Journalist Cristina Lopez decides to do a story on sorcery and healing in her ancestral home in Veracruz, Mexico. Upon her arrival, she finds herself immediately kidnapped by some locals. When she sees her cousin Miranda, she was warned not to come but Cristina wouldn’t listen not will the locals listen to reason. She also begins to have nightmares about an experience she had upon her arrival in the town’s ruins. She soon learns why she has been kidnapped.

Cristina learns that she may have a demon inside of her and it is up Miranda, Javi, and Javi’s grandmother, a bruja, to exorcise the demon out of Cristina. At first skeptical, Cristina begins to exhibit strange behavior. Things get worse when the bruja begins to pull strange things from Cristina during an exorcism. Javi and Cristina bond when Javi reveals a connection as to why he is involved. Only the bruja and her old ways may be the key to get the demon out of Cristina once and for all.

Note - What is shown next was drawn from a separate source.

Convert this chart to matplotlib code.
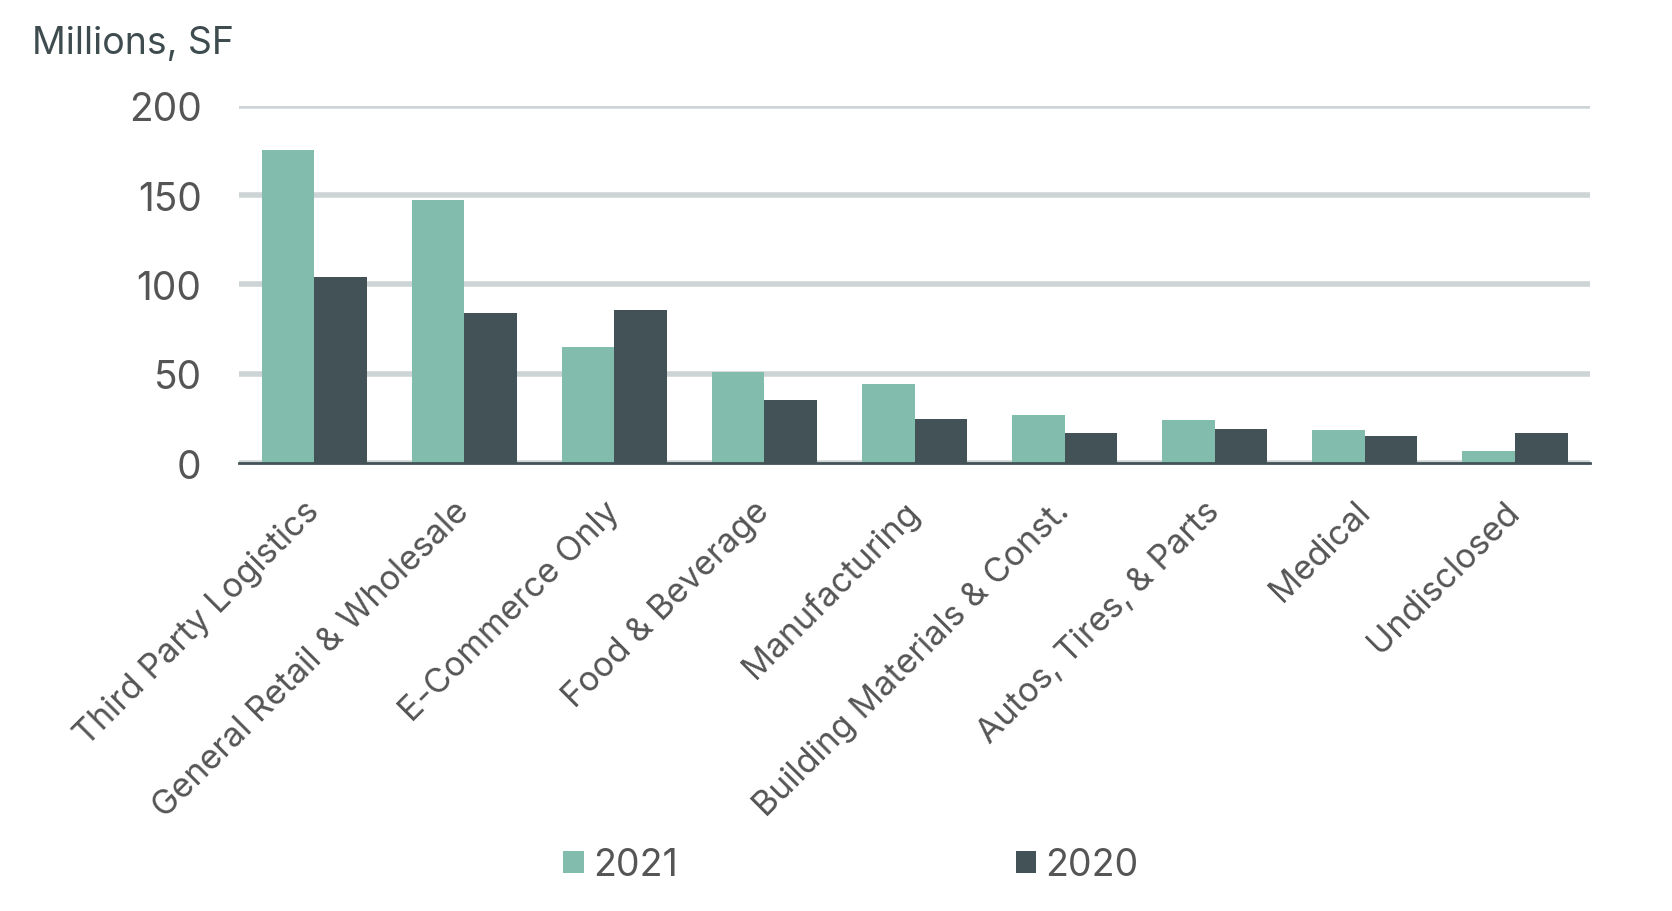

This is a film that is about facing your demons, both in a literal and figurative manner. Writer Marcos Gabriel and director Christopher Alender crafted and envisioned a very dark film that juxtaposes both the present day and flashbacks that explain the story more fully. There is loads of tension that keeps the film going and just when we think it is over or about to be, a new twist comes in and keeps the excitement going.

Brigitte Kali Canales churns a wonderful performance as Cristina, our protagonist who is forced to pay a potentially deadly price for her aspirations. We learn in the flashbacks that she is denied the chance to do a story about sorcery and legends in her homeland of Mexico. And yet, as a journalist, there are times when you must take the risk and she does just that. However, aside from Canales, Julia Vera is excellent as Luz, the “bruja” who plans to do all she can to exorcise the demonic force that has entered Cristina. What’s interesting is that the demon takes its take to plague Cristina, but it is worth the wait as we see the titular “old ways” of this level of exorcism.

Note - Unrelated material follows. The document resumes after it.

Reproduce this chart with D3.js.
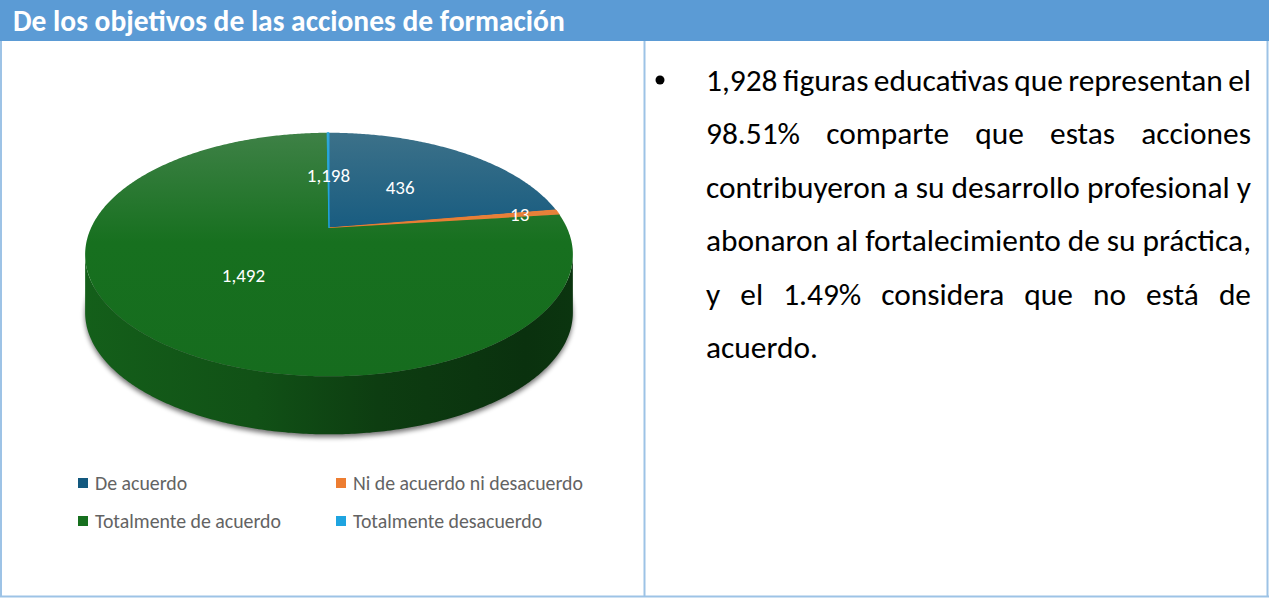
<!DOCTYPE html>
<html>
<head>
<meta charset="utf-8">
<script src="https://cdn.jsdelivr.net/npm/d3@7"></script>
<style>
  body { margin: 0; background: #fff; }
  svg { display: block; }
</style>
</head>
<body>
<div class="chartBox"></div>
<script>
//
var title = 'De los objetivos de las acciones de formación';
var categories = ['De acuerdo', 'Ni de acuerdo ni desacuerdo', 'Totalmente de acuerdo', 'Totalmente desacuerdo'];
var values = [436, 13, 1492, 3];
var valueLabels = ['436', '13', '1,492', '1,198'];
var colors = ['#13597f', '#ed7d31', '#17701f', '#1ea4e0'];
var textLines = [
  '1,928 figuras educativas que representan el',
  '98.51% comparte que estas acciones',
  'contribuyeron a su desarrollo profesional y',
  'abonaron al fortalecimiento de su práctica,',
  'y el 1.49% considera que no está de',
  'acuerdo.'
];

var w = 1269, h = 598;
var font = 'Carlito, Lato, sans-serif';
var border = '#9dc3e6';
// how far out each data label sits (fraction of radius), like excel best fit
var labelRadius = [0.5, 0.83, 0.5, 0.5];

var svg = d3.select('div.chartBox')
  .append('svg')
  .attr('width', w)
  .attr('height', h);

var defs = svg.append('defs');

// table frame
svg.append('rect')
  .attr('x', 0).attr('y', 0).attr('width', w).attr('height', 41)
  .attr('fill', '#5b9bd5');
svg.append('line').attr('x1', 1).attr('x2', 1).attr('y1', 41).attr('y2', 597)
  .attr('stroke', border).attr('stroke-width', 2);
svg.append('line').attr('x1', 644.5).attr('x2', 644.5).attr('y1', 41).attr('y2', 597)
  .attr('stroke', border).attr('stroke-width', 2);
svg.append('line').attr('x1', 1267.5).attr('x2', 1267.5).attr('y1', 41).attr('y2', 597)
  .attr('stroke', border).attr('stroke-width', 2);
svg.append('line').attr('x1', 0).attr('x2', w).attr('y1', 596.5).attr('y2', 596.5)
  .attr('stroke', border).attr('stroke-width', 2);

function fitWidth(sel, target) {
  var len = sel.node().getComputedTextLength();
  var fs = parseFloat(sel.attr('font-size'));
  sel.attr('font-size', fs * target / len);
}

var head = svg.append('text')
  .attr('x', 13).attr('y', 31)
  .attr('font-family', font).attr('font-weight', 'bold')
  .attr('font-size', 22).attr('fill', '#fff')
  .text(title);
fitWidth(head, 552);

// ---- 3D pie ----
var cx = 329, cy = 228, R = 238, Ry = 116, k = 0.218, depth = 58;

function proj(a, f, dy) {
  var u = f * Math.sin(a), v = f * Math.cos(a);
  var s = 1 / (1 + k * v);
  return [cx + R * u * s, cy - Ry * v * s + (dy || 0)];
}

function arcPts(a0, a1, dy) {
  var n = Math.max(2, Math.ceil((a1 - a0) / 0.01));
  return d3.range(n + 1).map(function(i) { return proj(a0 + (a1 - a0) * i / n, 1, dy); });
}

var line = d3.line();
var pie = d3.pie().sort(null).value(function(d) { return d; });
var arcs = pie(values);

var frontL = Math.acos(-k), frontR = 2 * Math.PI - Math.acos(-k);

// gradients
arcs.forEach(function(d, i) {
  var c = d3.color(colors[i]);
  var g = defs.append('linearGradient')
    .attr('id', 'top' + i).attr('gradientUnits', 'userSpaceOnUse')
    .attr('x1', 0).attr('x2', 0).attr('y1', cy - Ry / (1 + k)).attr('y2', cy + Ry / (1 - k));
  g.append('stop').attr('offset', 0).attr('stop-color', d3.interpolateRgb(c, '#9aa9a0')(0.3));
  g.append('stop').attr('offset', 0.45).attr('stop-color', c.formatHex());
  g.append('stop').attr('offset', 1).attr('stop-color', c.darker(0.1).formatHex());

  var s = defs.append('linearGradient')
    .attr('id', 'side' + i).attr('gradientUnits', 'userSpaceOnUse')
    .attr('x1', cx - R * 1.03).attr('x2', cx + R * 1.03).attr('y1', 0).attr('y2', 0);
  s.append('stop').attr('offset', 0).attr('stop-color', c.darker(0.45).formatHex());
  s.append('stop').attr('offset', 0.35).attr('stop-color', c.darker(0.9).formatHex());
  s.append('stop').attr('offset', 0.6).attr('stop-color', c.darker(1.7).formatHex());
  s.append('stop').attr('offset', 0.9).attr('stop-color', c.darker(2.3).formatHex());
  s.append('stop').attr('offset', 1).attr('stop-color', c.darker(2.1).formatHex());
});

var blur = defs.append('filter').attr('id', 'shadow')
  .attr('x', '-10%').attr('y', '-10%').attr('width', '120%').attr('height', '130%');
blur.append('feGaussianBlur').attr('stdDeviation', 2.5);

var pieG = svg.append('g');

// shadow under the pie
pieG.append('path')
  .attr('d', line(arcPts(0, 2 * Math.PI, depth + 2)) + 'Z')
  .attr('transform', 'translate(0,1)')
  .attr('fill', '#000').attr('opacity', 0.55)
  .attr('filter', 'url(#shadow)');

// side walls
arcs.forEach(function(d, i) {
  var a0 = Math.max(d.startAngle, frontL), a1 = Math.min(d.endAngle, frontR);
  if (a1 <= a0) return;
  var pts = arcPts(a0, a1, 0).concat(arcPts(a0, a1, depth).reverse());
  pieG.append('path')
    .attr('d', line(pts) + 'Z')
    .attr('fill', 'url(#side' + i + ')');
});

// top faces
arcs.forEach(function(d, i) {
  var pts = [proj(0, 0)].concat(arcPts(d.startAngle, d.endAngle, 0));
  pieG.append('path')
    .attr('d', line(pts) + 'Z')
    .attr('fill', 'url(#top' + i + ')')
    .attr('stroke', d.endAngle - d.startAngle < 0.05 ? colors[i] : 'none')
    .attr('stroke-width', 1);
});

// data labels
pieG.selectAll('text.lbl')
  .data(arcs)
  .enter()
  .append('text')
  .attr('class', 'lbl')
  .attr('x', function(d, i) { return proj((d.startAngle + d.endAngle) / 2, labelRadius[i])[0]; })
  .attr('y', function(d, i) { return proj((d.startAngle + d.endAngle) / 2, labelRadius[i])[1]; })
  .attr('text-anchor', 'middle')
  .attr('dominant-baseline', 'central')
  .attr('font-family', font).attr('font-size', 19)
  .attr('fill', '#fff')
  .text(function(d, i) { return valueLabels[i]; });

// legend
var legPos = [[78, 483], [336, 483], [78, 521], [336, 521]];
var leg = svg.selectAll('g.leg')
  .data(categories)
  .enter()
  .append('g')
  .attr('class', 'leg')
  .attr('transform', function(d, i) { return 'translate(' + legPos[i][0] + ',' + legPos[i][1] + ')'; });
leg.append('rect')
  .attr('x', 0).attr('y', -5).attr('width', 10).attr('height', 10)
  .attr('fill', function(d, i) { return colors[i]; });
var legText = leg.append('text')
  .attr('x', 17).attr('y', 0)
  .attr('dominant-baseline', 'central')
  .attr('font-family', font).attr('font-size', 16)
  .attr('fill', '#636363')
  .text(function(d) { return d; });
var longest = legText.filter(function(d, i) { return i === 1; });
fitWidth(longest, 230);
legText.attr('font-size', longest.attr('font-size'));

// paragraph, justified
var x0 = 706, x1 = 1251, base = 91, lh = 53.4;
svg.append('circle').attr('cx', 660).attr('cy', 80).attr('r', 4.5).attr('fill', '#000');

var probe = svg.append('text')
  .attr('font-family', font).attr('font-size', 28)
  .text(textLines[2]);
fitWidth(probe, x1 - x0);
var fs = parseFloat(probe.attr('font-size'));
probe.remove();

textLines.forEach(function(t, li) {
  var words = t.split(' ');
  var y = base + li * lh;
  var g = svg.append('g');
  var ws = words.map(function(wd) {
    return g.append('text')
      .attr('y', y)
      .attr('font-family', font).attr('font-size', fs)
      .attr('fill', '#000')
      .text(wd);
  });
  var widths = ws.map(function(s) { return s.node().getComputedTextLength(); });
  var total = d3.sum(widths);
  var last = li === textLines.length - 1;
  var gap = (last || words.length < 2) ? fs * 0.23 : (x1 - x0 - total) / (words.length - 1);
  var x = x0;
  ws.forEach(function(s, j) {
    s.attr('x', x);
    x += widths[j] + gap;
  });
});
</script>
</body>
</html>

The always great Sal Lopez brings a more grounded performance as Javi, Luz’s grandson who supports her in the exorcising of Cristina. In a very emotional moment, the two find themselves bonding over a game as Cristina wants the demon out while Javi can relate as the connection aside from Luz is revealed. Andrea Cortes rounds out the core cast as Miranda, Cristina’s cousin who had warned her not to come back to La Boca, the ancient ruins where the demon calls its home. She attempts to help Luz and Javi as more emotional support if anything. The twists lead to a surprisingly shocking finale that even made my jaw drop somewhat.

The Old Ways is a pretty good haunting film that takes the literal and figurative meanings of facing your demons. Brigitte Kali Canales and Julia Vera are the reasons to see this film as they churn out performances that elevate this above other “exorcism” films.


Dark Star Pictures presents a Soapbox Films production. Director: Christopher Alender. Producers: Christa Boarini, David Grove Churchill Viste, and T. Justin Ross. Writer: Marcos Gabriel. Cinematography: Adam Lee. Editing: Matt Blundell.

Cast: Brigitte Kali Canales, Andrea Cortes, Julia Vera, Sal Lopez, A.J. Bowen, Weston Meredith, Julian Lerma, Elizabeth Phoenix Caro, Michelle Jubilee Gonzalez.